The K-factor: why we obsess over one hour

Last piece. A road doesn't carry its traffic evenly across 24 hours — it spikes. The K-factor is the slice of a full day's traffic that lands in the single busiest hour. On many roads it sits around 0.09 to 0.10, meaning roughly 9–10% of the entire day's vehicles pour through in that one peak hour. On rural and recreational routes it runs higher.

This is why engineers design for the peak hour, not the daily total. If you sized a road for the 24-hour average, it would collapse every rush hour. If you sized it for the single worst minute of the year, you'd pour concrete nobody uses 99% of the time. The K-factor is the agreed-upon compromise: build for the design hour, accept that a few hours a year will be worse.

The takeaway

Put it together and the chain is short: count the volume, divide by a capacity built up from that ~1,900-per-lane ceiling, get a v/c ratio, translate that into a LOS grade — and check it against the K-factor's peak hour rather than the daily blur.

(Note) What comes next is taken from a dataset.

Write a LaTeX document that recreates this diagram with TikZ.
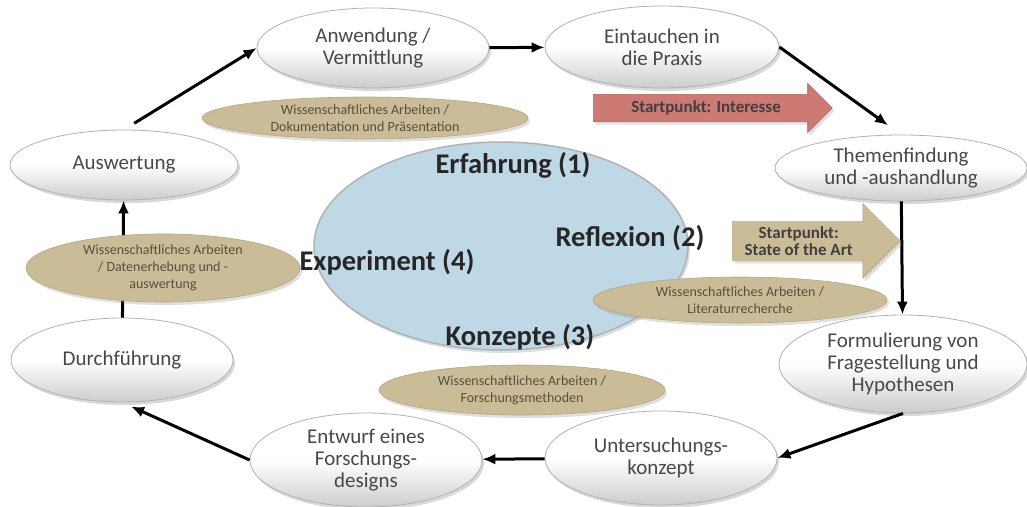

What it means for you, stuck at that light: "this road is broken" is a testable claim, not just a vibe. Sometimes the math agrees with you — v/c over 1.0, LOS F, a real failure. Sometimes it shows a road that's genuinely fine 23 hours a day and merely human for one.

The number doesn't care how you feel. But knowing it changes what you can ask for — and whether the agency across the counter has to take you seriously.